Track by Track Review
Welcome To My Daydream

This rises up gradually with classical elements along with world elements and even some hints of The Beatles. As the vocals enter it becomes more jazz-like, but there’s a lot of suitably dream ethereal sound and some serious progressive rock built into this. The instrumental section focuses on expanding the dreamy textures along with some progressive rock and jazz elements. The strings later really bring a lot of Beatles to the table.

Spy vs. Spy
Starting with an ominous element, spy sounds join after a time. There are a lot of big band elements here, and in many ways this feels like it could have been a theme song to a James Bond movie – one of the early ones. It’s a killer tune that’s a lot of fun. The bridge on this brings more progressive rock to the table along with more classical elements.
Right Before My Eyes
There’s a sixties sort of jazz pop vibe to this tune, mixed with elements heard on the songs that brought us here. While this is still good, it doesn’t stand as tall as its predecessors.
Pandora's Box
There’s a cool rhythmic element to this piece and the track features a jazz meets theatrical music meets progressive rock sound. It’s one of the coolest pieces on show, but also the shortest. There is a cool psychedelic segment that calls to mind the Beatles near the end.
Color of Everything
A mellower tune, this is more exploratory. It’s more purely progressive rock oriented, in the mellow end of prog rock, but there is still a lot of jazz built into the arrangement. However you slice it, though, it’s a great song and one of the highlights of the set.
Looking Glass
A driving rhythm section, cool melody line and scat vocals lead this out in a tasty exploratory way. There are a lot of cool vibes and sounds on display in this intriguing piece. Perhaps it’s more purely jazz than some of the other stuff, but I still make out some progressive rock in the mix.
Miles Beneath the Sea
There is a definite classical texture here. We still get some jazz on display and in many ways it shares some territory with both the Rock in Opposition movement and space rock. It’s quite an intriguing turn.
Before The Fall
Starting with some of the most purely jazz-oriented stylings on show, this modulates out into some of the most progressive rock oriented music. It shifts to more jazz later, but makes its way back to the rock-like sounds further down the road. In fact, this piece does a great job of alternating between the two. The vocal arrangement on this is particularly cool and there are some sections of the piece that make me think of Traffic a bit. Some of the bass work here really stands out and there are some definite spacey textures on show at times.
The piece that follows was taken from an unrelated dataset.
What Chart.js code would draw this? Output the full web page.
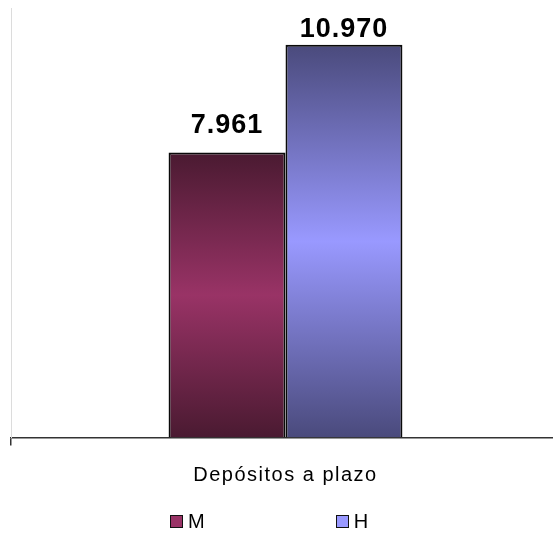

It’s really one of the coolest cuts here.
Charade
Bass starts this tentatively. As the vocals join this is a torch song. Some classical elements join after a while and this is another that feels like it could have been a theme song to an old James Bond movie. Of course, this is a theme song to a 1960s movie, done up Nu Shooz Orchestra style.
Skeets Benni
There’s a really cool groove to this, and some harmonica here and there lends some blues to the mix. Still, there are little fills and excursions that take it off in almost Zappa-like directions at times and the vocal arrangement has some scat built into it. This is quite a unique and cool piece of music.
The Return of Point of No Return
The bass line that leads out here calls to mind Stevie Wonder, but the song moves out in different directions than that comparison would lead one to believe. It’s quite funky and quite cool. This has one of the most modern arrangements on show and it’s lots of fun. It alternates between jazz, electronica, prog and even a little hip hop. There is a killer guitar solo on the piece and this thing just oozes cool.
Spring Can Really Hang You Up the Most
This is one of the most purely jazz romps on show. In fact, I’d say there’s really no rock in this one at all, but it’s quite a cool tune, nonetheless.
Driftin'
Another that’s not got a lot of rock in it, this is a killer smooth jazz number that’s got a great vocal arrangement and some smoking hot horn work.
I Can't Wait (20th Anniversary Edition)
There’s some rock in the mix on this, but overall it’s a soulful jazz groove. It’s cool. It makes for both a great bonus track and a great way to end the set in style.